▶ _What is expected_
The entries below are to be transcribed in full, without their images.

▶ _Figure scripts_
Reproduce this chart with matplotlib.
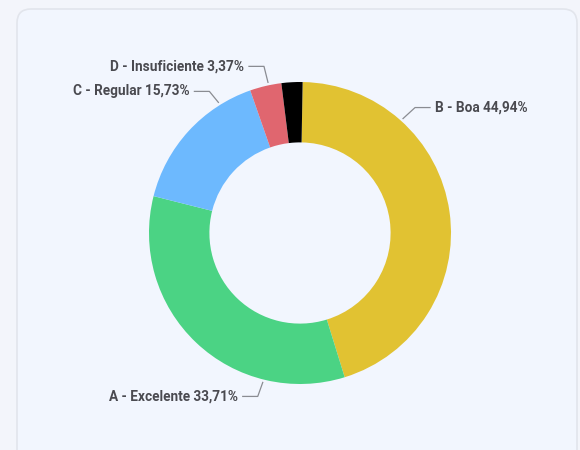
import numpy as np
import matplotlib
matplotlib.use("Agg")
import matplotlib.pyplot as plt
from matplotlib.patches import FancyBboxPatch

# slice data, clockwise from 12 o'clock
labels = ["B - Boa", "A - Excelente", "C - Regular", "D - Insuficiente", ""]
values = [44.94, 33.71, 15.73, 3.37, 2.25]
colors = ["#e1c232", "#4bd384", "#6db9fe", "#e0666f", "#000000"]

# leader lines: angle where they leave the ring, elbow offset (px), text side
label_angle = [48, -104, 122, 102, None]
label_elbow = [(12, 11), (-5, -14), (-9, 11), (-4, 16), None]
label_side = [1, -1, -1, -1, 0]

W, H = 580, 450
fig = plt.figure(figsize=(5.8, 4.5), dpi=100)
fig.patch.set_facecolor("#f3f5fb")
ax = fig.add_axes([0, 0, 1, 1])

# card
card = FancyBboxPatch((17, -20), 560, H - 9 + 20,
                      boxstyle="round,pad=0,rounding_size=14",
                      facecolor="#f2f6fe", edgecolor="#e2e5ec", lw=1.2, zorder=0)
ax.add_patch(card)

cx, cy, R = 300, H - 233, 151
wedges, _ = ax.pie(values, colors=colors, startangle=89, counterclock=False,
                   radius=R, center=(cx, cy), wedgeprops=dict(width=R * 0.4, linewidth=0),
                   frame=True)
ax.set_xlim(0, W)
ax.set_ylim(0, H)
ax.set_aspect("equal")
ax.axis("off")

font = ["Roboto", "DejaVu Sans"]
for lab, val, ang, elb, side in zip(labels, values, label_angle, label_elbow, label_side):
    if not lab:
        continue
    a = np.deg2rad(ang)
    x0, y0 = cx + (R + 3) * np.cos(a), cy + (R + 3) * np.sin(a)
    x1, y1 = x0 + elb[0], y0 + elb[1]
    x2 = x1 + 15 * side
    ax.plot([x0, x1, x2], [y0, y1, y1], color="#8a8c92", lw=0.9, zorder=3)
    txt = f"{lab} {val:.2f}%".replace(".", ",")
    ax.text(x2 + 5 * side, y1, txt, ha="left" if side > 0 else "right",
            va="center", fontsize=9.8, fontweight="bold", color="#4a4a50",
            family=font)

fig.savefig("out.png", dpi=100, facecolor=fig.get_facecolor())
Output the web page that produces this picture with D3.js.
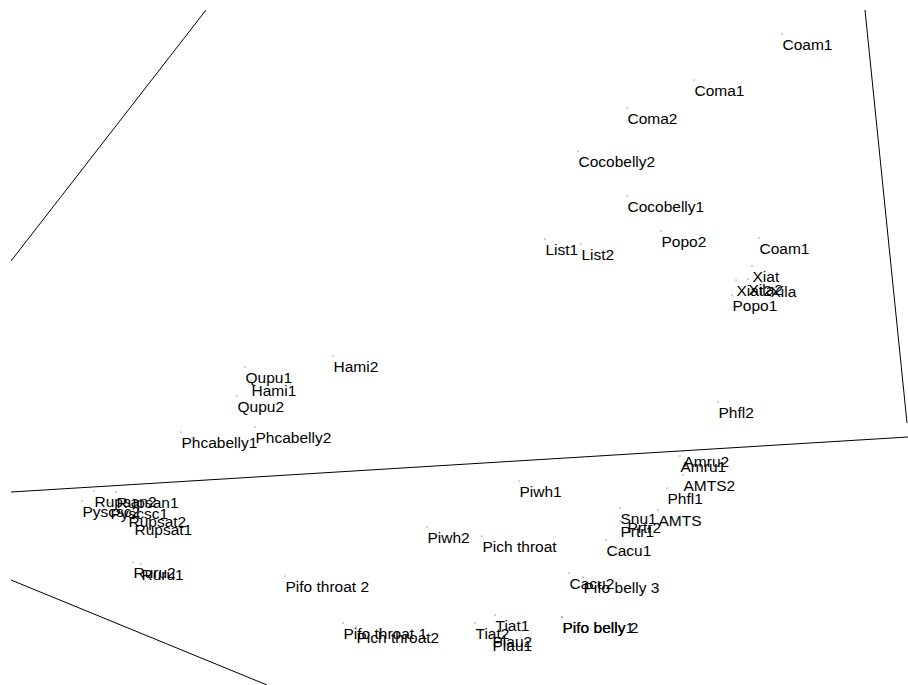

▶ _Result for this task_
Reproduce this chart with matplotlib.
import numpy as np
import matplotlib
matplotlib.use("Agg")
import matplotlib.pyplot as plt
from matplotlib.patches import FancyBboxPatch

# slice data, clockwise from 12 o'clock
labels = ["B - Boa", "A - Excelente", "C - Regular", "D - Insuficiente", ""]
values = [44.94, 33.71, 15.73, 3.37, 2.25]
colors = ["#e1c232", "#4bd384", "#6db9fe", "#e0666f", "#000000"]

# leader lines: angle where they leave the ring, elbow offset (px), text side
label_angle = [48, -104, 122, 102, None]
label_elbow = [(12, 11), (-5, -14), (-9, 11), (-4, 16), None]
label_side = [1, -1, -1, -1, 0]

W, H = 580, 450
fig = plt.figure(figsize=(5.8, 4.5), dpi=100)
fig.patch.set_facecolor("#f3f5fb")
ax = fig.add_axes([0, 0, 1, 1])

# card
card = FancyBboxPatch((17, -20), 560, H - 9 + 20,
                      boxstyle="round,pad=0,rounding_size=14",
                      facecolor="#f2f6fe", edgecolor="#e2e5ec", lw=1.2, zorder=0)
ax.add_patch(card)

cx, cy, R = 300, H - 233, 151
wedges, _ = ax.pie(values, colors=colors, startangle=89, counterclock=False,
                   radius=R, center=(cx, cy), wedgeprops=dict(width=R * 0.4, linewidth=0),
                   frame=True)
ax.set_xlim(0, W)
ax.set_ylim(0, H)
ax.set_aspect("equal")
ax.axis("off")

font = ["Roboto", "DejaVu Sans"]
for lab, val, ang, elb, side in zip(labels, values, label_angle, label_elbow, label_side):
    if not lab:
        continue
    a = np.deg2rad(ang)
    x0, y0 = cx + (R + 3) * np.cos(a), cy + (R + 3) * np.sin(a)
    x1, y1 = x0 + elb[0], y0 + elb[1]
    x2 = x1 + 15 * side
    ax.plot([x0, x1, x2], [y0, y1, y1], color="#8a8c92", lw=0.9, zorder=3)
    txt = f"{lab} {val:.2f}%".replace(".", ",")
    ax.text(x2 + 5 * side, y1, txt, ha="left" if side > 0 else "right",
            va="center", fontsize=9.8, fontweight="bold", color="#4a4a50",
            family=font)

fig.savefig("out.png", dpi=100, facecolor=fig.get_facecolor())
Output the web page that produces this picture with D3.js.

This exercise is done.